Все гурьбой отправились на прогулку, сначала по дорожкам парка, а затем на берег Москвы-реки, один только Алексей Иванович остался дома, он диктовал Сатюкову текст стихотворения.

Через неделю, в воскресенье, 21 октября, «Правда» опубликовали «Наследников Сталина». Поверх «Наследников» осторожный Сатюков поместил стихотворение таджикского поэта Мирсанда Миршакара в переводе Михаила Державина «Программа нашей партии ясна». Тем самым как бы «сбалансировал» его, а снизу «подкрепил» «Винтиком» Ярослава Смелякова, начинающегося строфой «Угрюмый вождь, вчерашний гений…» Стихотворения, да еще в «Правде», произвели ожидаемое отцом впечатление, политическое, конечно. Одни — ободрились, другие — затаились. На время.

Твардовский к концу октября совершенно измаялся. Он дожидался аудиенции с середины сентября, а после возвращения отца из Средней Азии буквально не отходил от телефона. Телефон молчал.

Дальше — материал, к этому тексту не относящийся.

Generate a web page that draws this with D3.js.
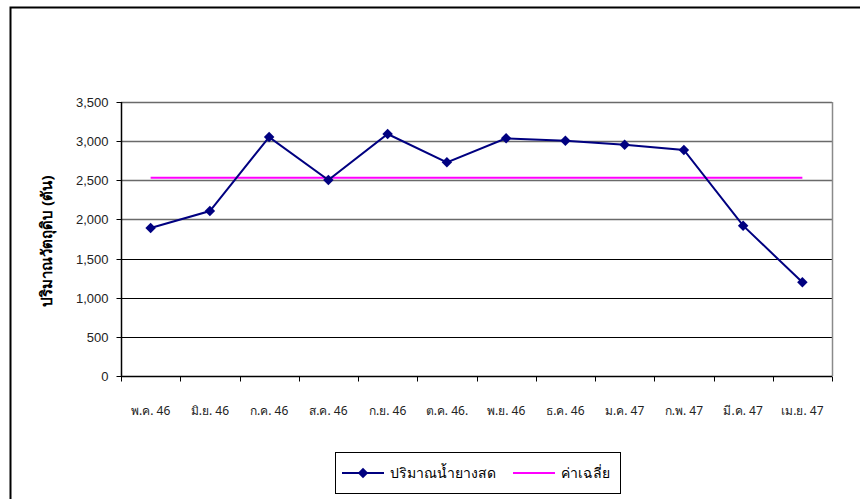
<!DOCTYPE html>
<html>
<head>
<meta charset="utf-8">
<script src="https://cdn.jsdelivr.net/npm/d3@7/dist/d3.min.js"></script>
<style>
  body { margin: 0; background: #fff; }
  svg { display: block; font-family: "Liberation Sans", Arial, "Noto Sans", sans-serif; }
</style>
</head>
<body>
<svg id="chart" width="860" height="499"></svg>
<script>
// Monthly fresh latex volume (tonnes), May 2546 – April 2547
const months = ["พ.ค. 46", "มิ.ย. 46", "ก.ค. 46", "ส.ค. 46", "ก.ย. 46", "ต.ค. 46.",
                "พ.ย. 46", "ธ.ค. 46", "ม.ค. 47", "ก.พ. 47", "มี.ค. 47", "เม.ย. 47"];
const latex = [1890, 2107, 3052, 2503, 3091, 2729, 3036, 3006, 2955, 2887, 1920, 1197];
const yTicks = [0, 500, 1000, 1500, 2000, 2500, 3000, 3500];
const seriesNames = ["ปริมาณน้ำยางสด", "ค่าเฉลี่ย"];
const yTitle = "ปริมาณวัตถุดิบ (ตัน)";

// Average line: the mean of the monthly values, repeated for every month
const avgValue = d3.mean(latex);
const average = months.map(() => avgValue);

const svg = d3.select("#chart");
const W = 860, H = 499;
const plot = { left: 121, right: 832, top: 102, bottom: 376 };

// Outer chart frame
svg.append("rect")
  .attr("x", 10.5).attr("y", 7.5)
  .attr("width", W + 20).attr("height", H + 20)
  .attr("fill", "#fff").attr("stroke", "#000").attr("stroke-width", 2);

const x = d3.scaleBand().domain(months).range([plot.left, plot.right]);
const y = d3.scaleLinear().domain([0, 3500]).range([plot.bottom, plot.top]);

// Horizontal gridlines
svg.append("g")
  .selectAll("line")
  .data(yTicks.filter(t => t > 0))
  .join("line")
  .attr("x1", plot.left).attr("x2", plot.right)
  .attr("y1", d => Math.round(y(d)) + 0.5).attr("y2", d => Math.round(y(d)) + 0.5)
  .attr("stroke", d => d >= 2000 ? "#6a6a6a" : "#000")
  .attr("stroke-width", d => d >= 2000 ? 1.3 : 1);

// Right plot-area border
svg.append("line")
  .attr("x1", plot.right + 0.5).attr("x2", plot.right + 0.5)
  .attr("y1", plot.top).attr("y2", plot.bottom)
  .attr("stroke", "#8a8a8a").attr("stroke-width", 1.5);

// Y axis
const yAxis = svg.append("g")
  .attr("transform", `translate(${plot.left + 0.5},0)`)
  .call(d3.axisLeft(y).tickValues(yTicks).tickSize(5).tickPadding(8)
        .tickFormat(d3.format(",")));
yAxis.select(".domain").attr("stroke", "#000").attr("stroke-width", 1.5)
  .attr("d", `M0,${plot.top}V${plot.bottom}`);
yAxis.selectAll(".tick line").attr("stroke", "#000");
yAxis.selectAll(".tick").attr("transform", d => `translate(0,${Math.round(y(d)) + 0.5})`);
yAxis.selectAll("text").attr("font-size", 13).attr("fill", "#222")
  .attr("font-family", "'Liberation Sans', Arial, sans-serif");

// X axis with ticks at category boundaries
const xAxisG = svg.append("g")
  .attr("transform", `translate(0,${plot.bottom + 0.5})`);
xAxisG.append("line")
  .attr("x1", plot.left).attr("x2", plot.right)
  .attr("stroke", "#000").attr("stroke-width", 1.5);
const boundaries = months.map(m => x(m)).concat([x(months[months.length - 1]) + x.bandwidth()]);
xAxisG.selectAll("line.tk")
  .data(boundaries)
  .join("line").attr("class", "tk")
  .attr("x1", d => Math.round(d) + 0.5).attr("x2", d => Math.round(d) + 0.5)
  .attr("y1", 0).attr("y2", 5)
  .attr("stroke", "#000");
xAxisG.selectAll("text")
  .data(months)
  .join("text")
  .attr("x", d => x(d) + x.bandwidth() / 2)
  .attr("y", 38)
  .attr("text-anchor", "middle")
  .attr("font-size", 12)
  .attr("fill", "#222")
  .attr("font-family", "'Noto Sans', 'Liberation Sans', sans-serif")
  .text(d => d);

// Y-axis title
svg.append("text")
  .attr("transform", `translate(52,${(plot.top + plot.bottom) / 2 + 2}) rotate(-90)`)
  .attr("text-anchor", "middle")
  .attr("font-size", 15)
  .attr("font-weight", "bold")
  .attr("fill", "#000")
  .attr("font-family", "'Noto Sans', 'Liberation Sans', sans-serif")
  .text(yTitle);

const cx = d => x(d) + x.bandwidth() / 2;

// Average line
svg.append("path")
  .datum(average)
  .attr("fill", "none")
  .attr("stroke", "#ff00ff")
  .attr("stroke-width", 2)
  .attr("d", d3.line().x((d, i) => cx(months[i])).y(d => y(d)));

// Latex volume line
svg.append("path")
  .datum(latex)
  .attr("fill", "none")
  .attr("stroke", "#000080")
  .attr("stroke-width", 2)
  .attr("d", d3.line().x((d, i) => cx(months[i])).y(d => y(d)));

const diamond = d3.symbol().type(d3.symbolDiamond2).size(70);
svg.append("g")
  .selectAll("path")
  .data(latex)
  .join("path")
  .attr("transform", (d, i) => `translate(${cx(months[i])},${y(d)})`)
  .attr("d", diamond)
  .attr("fill", "#000080");

// Legend
const lg = svg.append("g");
lg.append("rect")
  .attr("x", 335.5).attr("y", 452.5).attr("width", 285).attr("height", 41)
  .attr("fill", "#fff").attr("stroke", "#000").attr("stroke-width", 1);
lg.append("line").attr("x1", 342).attr("x2", 384).attr("y1", 473).attr("y2", 473)
  .attr("stroke", "#000080").attr("stroke-width", 2);
lg.append("path").attr("transform", "translate(363,473)").attr("d", diamond).attr("fill", "#000080");
lg.append("text").attr("x", 390).attr("y", 478).attr("font-size", 14)
  .attr("font-family", "'Noto Sans', 'Liberation Sans', sans-serif").attr("fill", "#000")
  .text(seriesNames[0]);
lg.append("line").attr("x1", 513).attr("x2", 555).attr("y1", 473).attr("y2", 473)
  .attr("stroke", "#ff00ff").attr("stroke-width", 2);
lg.append("text").attr("x", 561).attr("y", 478).attr("font-size", 14)
  .attr("font-family", "'Noto Sans', 'Liberation Sans', sans-serif").attr("fill", "#000")
  .text(seriesNames[1]);
</script>
</body>
</html>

«Главное за этот период, кроме дважды возникавших “вспышек” (запоев. — С. Х.), — ожидание, ожидание, ожидание, — записывает 19 октября 1962 года Александр Трифонович в дневнике. — Последние дни оно усилено еще и тем, что уже не только Н[икита] С[ергеевич], но и Президиум принял решение об опубликовании “Ивана Денисовича”. Вопрос об этом обсуждался в ряду с примерами “сопротивления аппарата решениям ХХII съезда” (“нельзя делать вид, что ничего не случилось”) в связи с некоторыми письмами (Евтушенко. — С. Х.) и случаями вроде “прохождения” “Синей тетради” покойного (Эммануила Казакевича. Он в том году скончался от рака. Об истории с его повестью “Синяя тетрадь” я уже писал, а что за письма Евтушенко, не знаю. — С. Х.)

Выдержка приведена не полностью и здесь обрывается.